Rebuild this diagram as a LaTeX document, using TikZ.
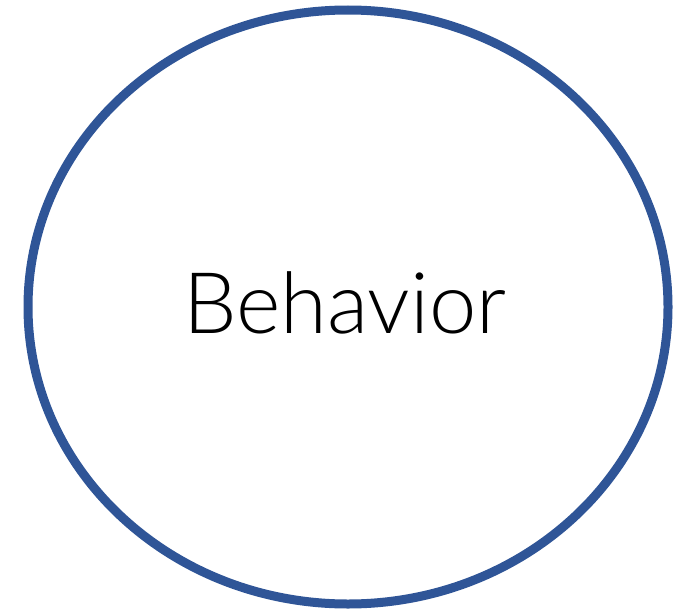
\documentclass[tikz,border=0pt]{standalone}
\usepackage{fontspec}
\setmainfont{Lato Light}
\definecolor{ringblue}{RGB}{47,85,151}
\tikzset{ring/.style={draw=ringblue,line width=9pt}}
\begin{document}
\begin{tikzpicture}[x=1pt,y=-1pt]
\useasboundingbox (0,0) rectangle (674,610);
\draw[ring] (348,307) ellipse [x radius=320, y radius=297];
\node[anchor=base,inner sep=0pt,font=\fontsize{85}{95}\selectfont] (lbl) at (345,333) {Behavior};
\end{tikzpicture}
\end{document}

» **Objective**
Transcribe the whole listing exactly. Pictures stay out of your copy.

» **Response**
Rebuild this diagram as a LaTeX document, using TikZ.
\documentclass[tikz,border=0pt]{standalone}
\usepackage{fontspec}
\setmainfont{Lato Light}
\definecolor{ringblue}{RGB}{47,85,151}
\tikzset{ring/.style={draw=ringblue,line width=9pt}}
\begin{document}
\begin{tikzpicture}[x=1pt,y=-1pt]
\useasboundingbox (0,0) rectangle (674,610);
\draw[ring] (348,307) ellipse [x radius=320, y radius=297];
\node[anchor=base,inner sep=0pt,font=\fontsize{85}{95}\selectfont] (lbl) at (345,333) {Behavior};
\end{tikzpicture}
\end{document}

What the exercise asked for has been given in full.